Toni 18/04/2024
The hours [1998]
Michael Cunningham (EUA, 1952-)
Farrar, Straus & Giroux, 1998, 232 p.
Esta releitura calhou de ser, tb, uma oportunidade de reavaliação de uma obra que não havia me causado grande impressão após a 1ª leitura, sobretudo frente à adaptação de 2002 ainda hoje considerada meu filme favorito. Por muito tempo achei o livro, em vários aspectos, um “original” aquém de sua cópia fílmica: a edição, a trilha sonora, as rimas imagéticas e os paralelismos entre cenas e atuações elevaram a outro patamar de excelência a proposta literária de Cunningham. Hoje entendo que aquilo que parecia faltar ao livro sempre esteve lá, mas de forma menos explícita.
As horas apresenta 3 núcleos de personagens em diferentes tempos e lugares. No 1° deles, acompanhamos a escritora inglesa Virginia Woolf durante um dia de junho de 1923, quando começa a escrever um de seus romances mais célebres, “Mrs Dalloway”. No segundo, Laura Brown, dona de casa na Los Angeles de 1949, começa a ler o referido romance de Woolf enquanto se prepara para encarar mais um dia entre a panóplia suburbana e a asfixia que essa mesma panóplia lhe provoca. Já o último núcleo nos apresenta a Clarissa Vaughan, na Nova Iorque de fins do séc. XX, ocupada com os preparativos de uma festa (tb premissa do romance de Woolf) que dará para seu amigo Richard, escritor laureado com um importante prêmio literário.
Fazendo uso de uma estilização que se apropria do fraseado, do vocabulário e de técnicas como o fluxo de consciência presentes em Woolf, o texto de Cunningham constrói as vidas dessas 3 mulheres a partir de pequenas erosões a princípio imperceptíveis mas que vão se tornando cada vez mais ameaçadoras dos confortos, certezas e, em última análise, de suas existências.

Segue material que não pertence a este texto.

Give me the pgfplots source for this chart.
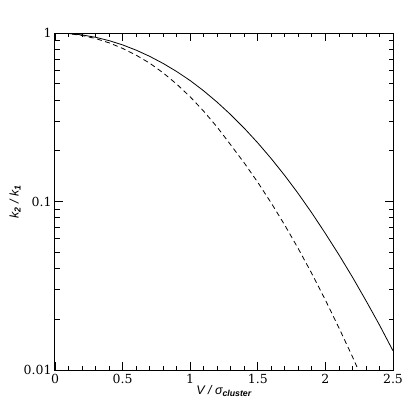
\documentclass[border=0pt]{standalone}
\usepackage{fontspec}
\setmainfont{DejaVu Serif}
\newfontfamily\labfont{Liberation Sans}
\usepackage{pgfplots}
\pgfplotsset{compat=1.18}
\begin{document}
\begin{tikzpicture}[x=1pt,y=1pt]
\path[use as bounding box] (-55,-45) rectangle (360,370);
\begin{axis}[
  at={(0,0)}, anchor=south west,
  scale only axis, width=338pt, height=337pt,
  xmin=0, xmax=2.5, ymin=0.01, ymax=1, ymode=log,
  xtick={0,0.5,1,1.5,2,2.5},
  xticklabels={0,0.5,1,1.5,2,2.5},
  minor x tick num=4,
  ytick={0.01,0.1,1},
  yticklabels={0.01,0.1,1},
  minor ytick={0.02,0.03,0.04,0.05,0.06,0.07,0.08,0.09,0.2,0.3,0.4,0.5,0.6,0.7,0.8,0.9},
  tick align=inside,
  major tick length=8pt, minor tick length=4.5pt,
  every tick/.style={black, line width=0.8pt},
  axis line style={line width=1pt},
  ticklabel style={font=\fontsize{12.5}{14}\selectfont},
  xticklabel style={yshift=-1pt},
  /pgf/number format/assume math mode=true,
  xlabel={\labfont\itshape V / σ\textsubscript{\bfseries cluster}},
  ylabel={\labfont\itshape k\textsubscript{\bfseries 2} / k\textsubscript{\bfseries 1}},
  xlabel style={at={(axis description cs:0.5,0)}, anchor=north, yshift=-12pt, font=\fontsize{12.5}{14}\selectfont},
  ylabel style={at={(axis description cs:-0.118,0.5)}, anchor=center, font=\fontsize{12.5}{14}\selectfont},
]
\addplot[black, line width=0.8pt] coordinates {
(0,1) (0.1,0.9935) (0.2,0.9743) (0.3,0.9432) (0.4,0.9012) (0.5,0.8500)
(0.6,0.7914) (0.7,0.7273) (0.8,0.6597) (0.9,0.5907) (1.0,0.5220)
(1.1,0.4535) (1.2,0.3882) (1.3,0.3275) (1.4,0.2722) (1.5,0.2227)
(1.6,0.1795) (1.7,0.1424) (1.8,0.1112) (1.9,0.0854) (2.0,0.0646)
(2.1,0.0483) (2.2,0.0356) (2.3,0.0258) (2.4,0.0185) (2.5,0.0130)
};
\addplot[black, line width=0.8pt, dash pattern=on 5pt off 3.5pt] coordinates {
(0,1) (0.1,0.9916) (0.2,0.9670) (0.3,0.9272) (0.4,0.8742) (0.5,0.8106)
(0.6,0.7390) (0.7,0.6626) (0.8,0.5801) (0.9,0.4976) (1.0,0.4179)
(1.1,0.3434) (1.2,0.2760) (1.3,0.2166) (1.4,0.1693) (1.5,0.1299)
(1.6,0.0978) (1.7,0.0723) (1.8,0.0524) (1.9,0.0373) (2.0,0.0260)
(2.1,0.0178) (2.2,0.0120) (2.3,0.0079)
};
\end{axis}
\end{tikzpicture}
\end{document}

Entrelaçadas aos desdobramentos de "Mrs Dalloway", os percursos de Clarissa e Laura são como faces opostas de uma mesma moeda (um aclaramento recíproco): trajetórias marcadas pelo alijamento de si e pelo cuidado do outro. Um romance pungente em cujo centro se enfrentam pulsões de vida e de morte, articuladas umas e outras por aquela dor inerente aos arbítrios do abandono e da liberdade.